• **STATED GOAL**
Copy each line containing the word "seaborn" from the records that follow, please.

• **ROWS**
===============

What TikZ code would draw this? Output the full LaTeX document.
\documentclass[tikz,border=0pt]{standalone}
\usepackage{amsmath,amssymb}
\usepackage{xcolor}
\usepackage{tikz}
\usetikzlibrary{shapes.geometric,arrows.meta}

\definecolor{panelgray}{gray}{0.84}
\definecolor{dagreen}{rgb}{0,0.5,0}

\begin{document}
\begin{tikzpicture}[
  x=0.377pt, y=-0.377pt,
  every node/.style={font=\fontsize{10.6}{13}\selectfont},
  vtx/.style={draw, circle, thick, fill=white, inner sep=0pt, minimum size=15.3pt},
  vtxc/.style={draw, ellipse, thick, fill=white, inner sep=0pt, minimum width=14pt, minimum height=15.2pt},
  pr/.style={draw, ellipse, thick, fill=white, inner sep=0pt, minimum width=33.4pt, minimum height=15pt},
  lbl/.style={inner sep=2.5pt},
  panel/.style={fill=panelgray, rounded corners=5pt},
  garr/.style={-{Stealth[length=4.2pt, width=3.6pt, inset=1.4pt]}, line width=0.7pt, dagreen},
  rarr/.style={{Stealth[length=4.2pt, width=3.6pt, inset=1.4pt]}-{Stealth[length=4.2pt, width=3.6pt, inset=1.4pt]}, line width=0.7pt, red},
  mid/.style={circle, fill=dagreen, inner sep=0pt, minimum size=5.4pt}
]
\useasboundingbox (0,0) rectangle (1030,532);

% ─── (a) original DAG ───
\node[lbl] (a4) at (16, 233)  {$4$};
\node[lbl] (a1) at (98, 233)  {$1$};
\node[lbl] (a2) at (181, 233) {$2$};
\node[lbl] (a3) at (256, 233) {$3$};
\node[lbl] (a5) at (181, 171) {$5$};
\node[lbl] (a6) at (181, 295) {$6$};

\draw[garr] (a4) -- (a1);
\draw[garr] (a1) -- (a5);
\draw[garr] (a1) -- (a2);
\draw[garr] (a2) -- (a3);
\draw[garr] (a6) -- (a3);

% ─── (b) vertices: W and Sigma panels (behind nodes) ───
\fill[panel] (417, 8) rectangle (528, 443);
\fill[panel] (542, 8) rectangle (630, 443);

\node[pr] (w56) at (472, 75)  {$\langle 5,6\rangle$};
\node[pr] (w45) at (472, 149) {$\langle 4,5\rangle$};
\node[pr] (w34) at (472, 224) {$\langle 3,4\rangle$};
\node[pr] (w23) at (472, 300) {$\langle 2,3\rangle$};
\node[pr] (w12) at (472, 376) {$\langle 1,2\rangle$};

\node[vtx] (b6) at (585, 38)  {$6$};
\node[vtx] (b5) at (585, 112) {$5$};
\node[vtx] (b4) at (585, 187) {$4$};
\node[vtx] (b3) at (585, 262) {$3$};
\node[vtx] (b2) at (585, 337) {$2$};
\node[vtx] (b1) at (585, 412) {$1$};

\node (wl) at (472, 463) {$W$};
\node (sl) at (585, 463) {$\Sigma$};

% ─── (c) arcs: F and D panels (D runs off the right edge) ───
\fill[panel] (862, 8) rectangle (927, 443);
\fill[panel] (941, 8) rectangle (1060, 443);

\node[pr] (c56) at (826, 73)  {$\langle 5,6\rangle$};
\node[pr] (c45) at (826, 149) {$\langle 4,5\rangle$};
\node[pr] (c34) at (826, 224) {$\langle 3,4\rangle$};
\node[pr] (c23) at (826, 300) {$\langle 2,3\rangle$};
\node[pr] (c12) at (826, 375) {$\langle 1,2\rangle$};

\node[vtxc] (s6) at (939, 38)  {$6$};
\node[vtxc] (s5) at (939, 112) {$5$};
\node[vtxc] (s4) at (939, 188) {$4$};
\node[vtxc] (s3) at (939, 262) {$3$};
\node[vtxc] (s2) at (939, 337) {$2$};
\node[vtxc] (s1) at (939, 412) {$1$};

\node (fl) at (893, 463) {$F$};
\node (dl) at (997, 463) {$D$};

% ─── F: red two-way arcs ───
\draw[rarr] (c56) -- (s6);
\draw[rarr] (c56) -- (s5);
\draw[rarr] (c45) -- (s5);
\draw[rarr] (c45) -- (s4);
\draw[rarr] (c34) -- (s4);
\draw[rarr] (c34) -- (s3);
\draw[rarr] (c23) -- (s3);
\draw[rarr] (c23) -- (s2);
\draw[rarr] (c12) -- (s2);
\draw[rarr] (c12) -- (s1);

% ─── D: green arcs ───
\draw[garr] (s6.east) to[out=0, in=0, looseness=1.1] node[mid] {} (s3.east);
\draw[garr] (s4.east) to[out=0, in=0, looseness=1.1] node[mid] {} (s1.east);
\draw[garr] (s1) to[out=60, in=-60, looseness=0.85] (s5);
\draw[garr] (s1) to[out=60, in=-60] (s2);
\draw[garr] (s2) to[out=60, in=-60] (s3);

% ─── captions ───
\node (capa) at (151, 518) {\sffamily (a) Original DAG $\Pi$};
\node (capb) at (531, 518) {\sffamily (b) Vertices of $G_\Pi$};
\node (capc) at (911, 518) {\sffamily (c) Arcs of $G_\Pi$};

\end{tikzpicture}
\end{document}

===============

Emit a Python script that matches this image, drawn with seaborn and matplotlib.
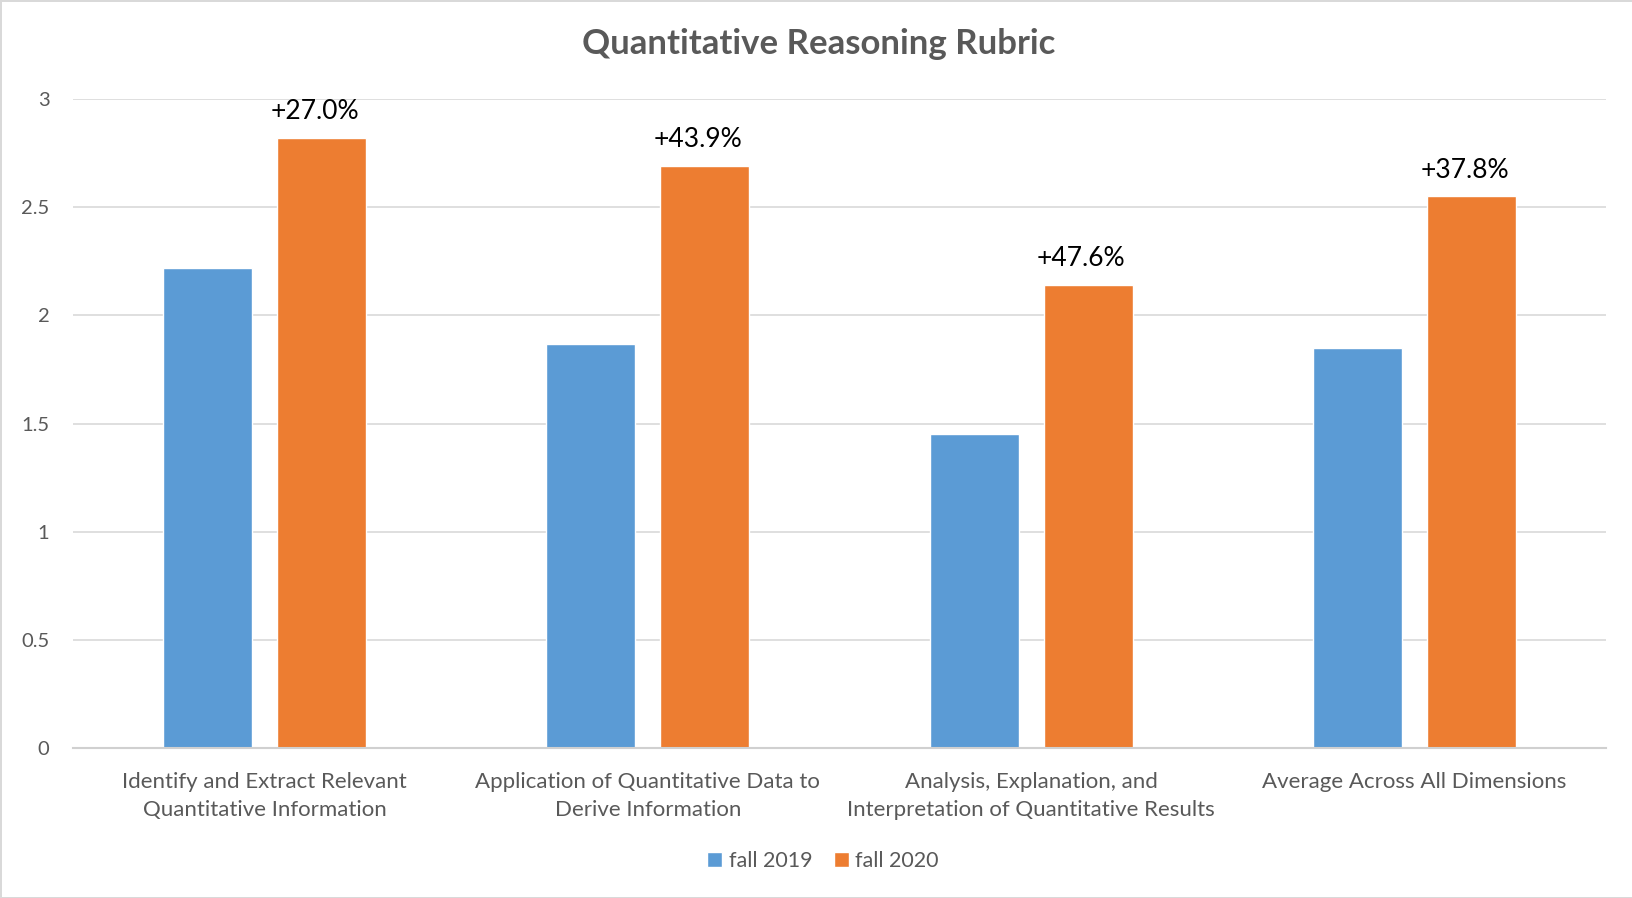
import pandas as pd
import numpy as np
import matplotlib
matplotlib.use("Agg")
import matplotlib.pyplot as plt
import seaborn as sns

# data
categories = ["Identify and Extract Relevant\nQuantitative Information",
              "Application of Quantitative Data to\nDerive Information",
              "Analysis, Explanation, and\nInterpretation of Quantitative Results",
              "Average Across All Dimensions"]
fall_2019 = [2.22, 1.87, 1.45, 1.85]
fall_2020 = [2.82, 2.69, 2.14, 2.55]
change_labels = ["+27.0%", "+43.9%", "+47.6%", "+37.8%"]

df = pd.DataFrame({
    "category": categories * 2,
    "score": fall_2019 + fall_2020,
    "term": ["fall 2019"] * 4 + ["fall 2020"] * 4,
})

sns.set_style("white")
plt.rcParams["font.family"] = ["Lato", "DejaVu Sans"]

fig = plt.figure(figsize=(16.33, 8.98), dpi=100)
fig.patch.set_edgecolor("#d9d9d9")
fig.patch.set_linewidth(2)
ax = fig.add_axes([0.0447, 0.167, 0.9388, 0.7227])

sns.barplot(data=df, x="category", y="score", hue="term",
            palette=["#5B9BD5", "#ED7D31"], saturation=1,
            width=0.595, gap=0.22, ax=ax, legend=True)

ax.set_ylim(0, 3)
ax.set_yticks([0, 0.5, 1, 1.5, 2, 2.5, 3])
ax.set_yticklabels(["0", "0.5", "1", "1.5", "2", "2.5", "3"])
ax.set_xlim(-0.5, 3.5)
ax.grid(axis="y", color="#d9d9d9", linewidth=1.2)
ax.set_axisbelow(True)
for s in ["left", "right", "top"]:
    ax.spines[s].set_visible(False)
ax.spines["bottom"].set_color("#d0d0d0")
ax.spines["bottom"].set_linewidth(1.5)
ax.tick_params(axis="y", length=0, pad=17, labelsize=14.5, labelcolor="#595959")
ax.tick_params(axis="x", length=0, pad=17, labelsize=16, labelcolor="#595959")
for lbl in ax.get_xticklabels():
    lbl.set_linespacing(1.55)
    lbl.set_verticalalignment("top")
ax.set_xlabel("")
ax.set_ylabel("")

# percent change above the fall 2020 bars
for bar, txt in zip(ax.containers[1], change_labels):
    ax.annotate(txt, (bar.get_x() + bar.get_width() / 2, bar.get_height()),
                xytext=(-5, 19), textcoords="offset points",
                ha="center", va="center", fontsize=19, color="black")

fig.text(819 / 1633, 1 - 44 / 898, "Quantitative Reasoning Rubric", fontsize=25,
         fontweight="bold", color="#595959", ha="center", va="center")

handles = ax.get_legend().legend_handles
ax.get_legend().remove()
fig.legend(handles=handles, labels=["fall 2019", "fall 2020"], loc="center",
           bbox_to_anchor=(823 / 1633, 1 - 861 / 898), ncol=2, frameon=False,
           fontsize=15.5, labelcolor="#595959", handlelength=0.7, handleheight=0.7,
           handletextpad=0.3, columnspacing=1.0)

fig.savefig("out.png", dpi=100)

===============

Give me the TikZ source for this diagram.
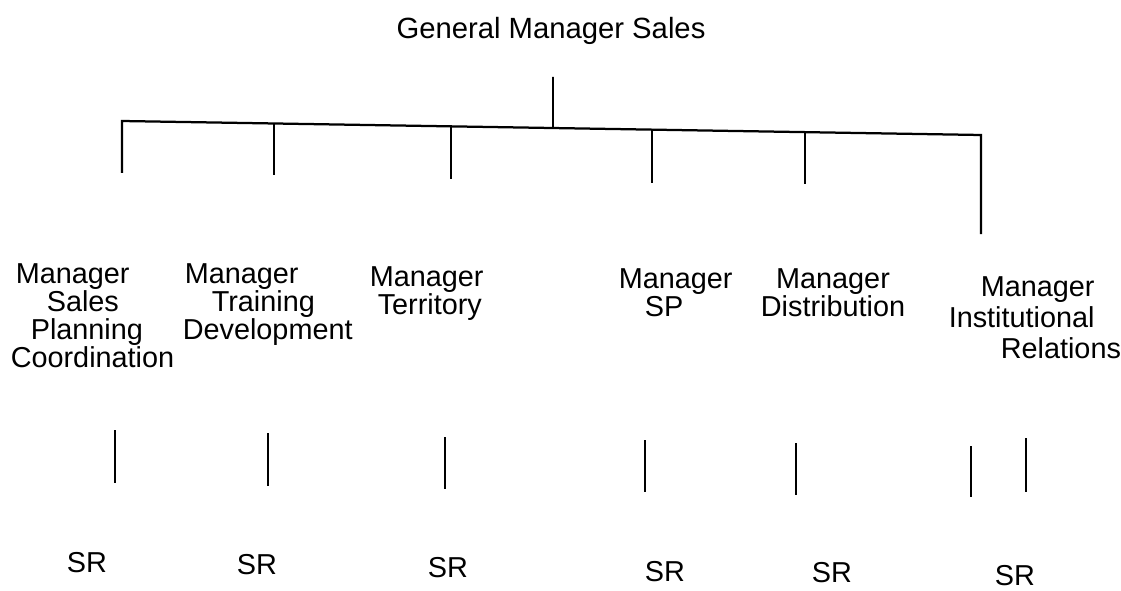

===============

• **ANSWER TO THIS PROBLEM**
Emit a Python script that matches this image, drawn with seaborn and matplotlib.
import seaborn as sns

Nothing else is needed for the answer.